Осётр для русской культуры – рыба почти что сакральная, современник динозавров, он облюбовал крупные реки и моря и вплоть до второй половины ХХ века помогал целым семьям выжить в голодное время. В среднем осётр достигает возраста и размеров человека, но иногда происходит негаданное, и природа порождает чудищ, живущих по сотне лет, совсем как хорошие стихи проживают жизни больше человеческих.
Отношение к осетру на Руси особое, в былые времена даже прибрежные церкви переставали звонить в колокола во время нереста. «Москва и москвичи» Гиляровского были бы неполными без описаний расстегаев с осетровой хордой, а «Мёртвые души» Гоголя – без пирогов с щеками девятипудового осетра. О нём писали Пушкин в «Истории Пугачёва» и Аксаков в «Записках об ужении рыбы». При помощи него Грин выражал составной архетип гармонии («ночь тиха, прекрасна водка, трепещите осетры»), Горький говорил о классовом неравенстве («осётр сому не товарищ, стерлядь селёдке не подруга»), а Чехов просто шутил («Пётр, ты не осётр»). Наконец, у Островского встречается даже имя – Осётр Савельич, а русскую деревенскую прозу невозможно представить без «Царь-рыбы» Астафьева. Восторгаются осетром и заграницей, там он стал частью пышного фламандского барокко у Снейдерса, Корнелиса де Воса, Адриана ван Утрехта и других живописцев.
«Время и вода связаны. / Порой мне кажется, что прошлое ушло / Как тени отступают перед светом», – пишет Анна Харланова, и здесь нужно сказать, что осётр видит свет не так, как человек в воздушной среде; под водой свет может расходиться из одной точки лучами, стремящимися к поверхности и мерцающими от набегающих волн, и мало что может показаться чудеснее этого зрелища.
Открывающее стихотворение будто идёт неспешной рябью: «Издали / Вижу тучи, что за ночь вызрели, / Белой мякотью крупяной / Просыпаются над рекой» и далее – «Но не слышно мне их лихих / Кукареку, кукареку. / Дед соседский на перекур / Вышел, топает вдоль реки…». Перекрёстная рифма создаёт ощущение неспешного заплыва, вглядывания в нереальное. «Бесконечная рябь и рыбь». Для Анны нереальное примета не потустороннего, а изменения в восприятии окружающего мира.
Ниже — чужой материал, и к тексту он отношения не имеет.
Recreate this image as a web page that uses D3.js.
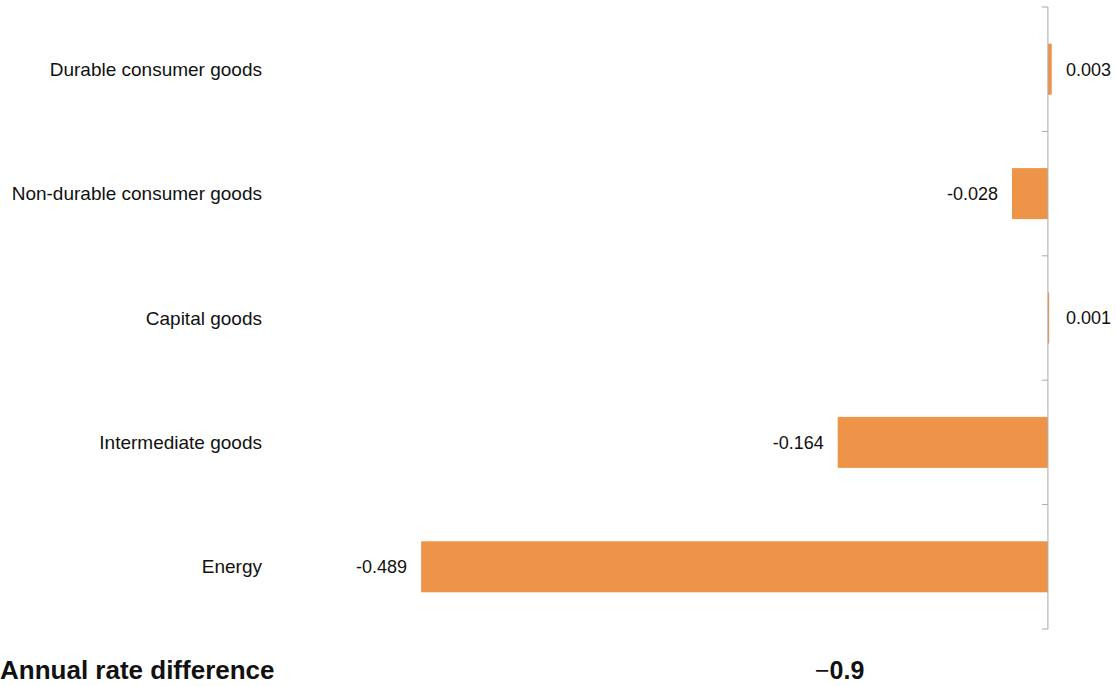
<!DOCTYPE html>
<html>
<head>
<meta charset="utf-8">
<script src="https://cdn.jsdelivr.net/npm/d3@7"></script>
<style>
  body { margin: 0; background: #fff; }
  svg { display: block; font-family: "Liberation Sans", Arial, sans-serif; }
</style>
</head>
<body>
<svg id="chart" width="1117" height="686"></svg>
<script>
const categories = ["Durable consumer goods", "Non-durable consumer goods", "Capital goods", "Intermediate goods", "Energy"];
const values = [0.003, -0.028, 0.001, -0.164, -0.489];
const footLabel = "Annual rate difference";
const footSign = "\u2212";
const footValue = "0.9";

const svg = d3.select("#chart");
const data = categories.map((c, i) => ({ category: c, value: values[i] }));

const x = d3.scaleLinear().domain([-0.5, 0.05]).range([407, 1112]);
const y = d3.scaleBand().domain(categories).range([7, 629]).paddingInner(0.59).paddingOuter(0.295);

const barColor = "#ed9448";
const axisColor = "#a9a9a9";

// bars
svg.append("g")
  .selectAll("rect")
  .data(data)
  .join("rect")
  .attr("x", d => x(Math.min(0, d.value)))
  .attr("y", d => y(d.category))
  .attr("width", d => Math.max(1, Math.abs(x(d.value) - x(0))))
  .attr("height", y.bandwidth())
  .attr("fill", barColor);

// vertical axis at zero with ticks at band edges
const axis = svg.append("g").attr("stroke", axisColor).attr("stroke-width", 1);
axis.append("line")
  .attr("x1", x(0)).attr("x2", x(0))
  .attr("y1", y.range()[0]).attr("y2", y.range()[1]);
const edges = d3.range(categories.length + 1).map(i => y.range()[0] + i * y.step());
axis.selectAll(".tick")
  .data(edges)
  .join("line")
  .attr("x1", x(0) - 6).attr("x2", x(0))
  .attr("y1", d => d).attr("y2", d => d);

// category labels
svg.append("g")
  .selectAll("text")
  .data(data)
  .join("text")
  .attr("x", 262)
  .attr("y", d => y(d.category) + y.bandwidth() / 2)
  .attr("dy", "0.35em")
  .attr("text-anchor", "end")
  .attr("font-size", 19)
  .attr("fill", "#111")
  .text(d => d.category);

// value labels
svg.append("g")
  .selectAll("text")
  .data(data)
  .join("text")
  .attr("x", d => d.value >= 0 ? x(0) + 18 : x(d.value) - 14)
  .attr("y", d => y(d.category) + y.bandwidth() / 2)
  .attr("dy", "0.35em")
  .attr("text-anchor", d => d.value >= 0 ? "start" : "end")
  .attr("font-size", 18)
  .attr("fill", "#111")
  .text(d => d3.format(".3f")(d.value).replace("\u2212", "-"));

// footer
svg.append("text")
  .attr("x", 0)
  .attr("y", 679)
  .attr("font-size", 26)
  .attr("font-weight", "bold")
  .attr("fill", "#111")
  .text(footLabel);

const foot = svg.append("text")
  .attr("x", 815)
  .attr("y", 679)
  .attr("font-size", 25)
  .attr("fill", "#111");
foot.append("tspan").text(footSign);
foot.append("tspan").attr("font-weight", "bold").text(footValue);
</script>
</body>
</html>
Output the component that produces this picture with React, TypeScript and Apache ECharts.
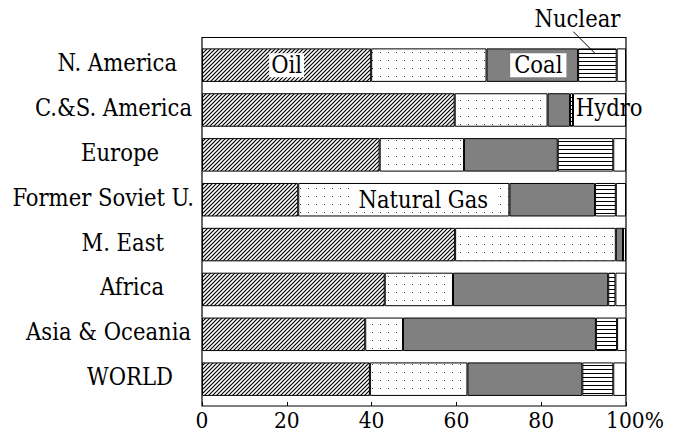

Упомянутое вызревшее облако встречается в других её текстах, как и снег в качестве метафоры времени, которого каждому явлению и предмету отмеряно определённое количество. Но, что интересно, тиканье биологических часов не становится поводом для страхов и даже рождает успокаивающую предопределённость.
В качестве чудесного Анна подаёт занятия нарочито обыденные: «А я полдня пытаюсь разлучить / Смородину с одним кустом хотя бы», «Горячая, как поцелуй внезапный, / Смородина смеется надо мной…», «День потерян, и дым – это просто дым».
«И не сплю я уже, не бодрствую – существую на острие… Интересно, а будет вкусным этот странный стихоосётр?» Неспроста заверчено всё вокруг этого слова, напоминающего об окказионализмах Маяковского («эскадры верблюдокорабледраконьи»), в одном из произведений Харланова даже вкрапляет оммаж этим небесным верблюдам. Поэзия для неё существует как эрратив в этом выверенном, хронотипичном мире; подобно хтоническому осетру, из обыденного вырастает до невероятного и выходит за рамки отмерянного ей времени и фатума. «Время вымерло, время – пустой мешок».
Впрочем, когда у Харлановой появляется «рябь и рыбь» – это уже ближе к неологизмам Есенина, так автору удаётся сочетать оба подхода в образовании новых слов: гармоничный, подобный капели есенинский – и рубленый Маяковского. В целом же «Стихоосётр» кормится где-то под пирсами русской классической литературы; временами всплывает Фет с его метафорами, не затрудняющими чтение, а напротив, создающими эффект прозрачного для понимания, но накаченного средствами выразительности текста. Пейзажная и любовная лирика часто подсвечена экзистенциальными вопросами, что придаёт ей глубину, как тут ни вспомнить поэтизированные пейзажи Некрасова, Никитина, Сологуба, Бунина, упоминаемого Харлановой Бориса Рыжего и Саши Чёрного, последний особенно проступает в укорачивании строки и склонности к риторических вопросам.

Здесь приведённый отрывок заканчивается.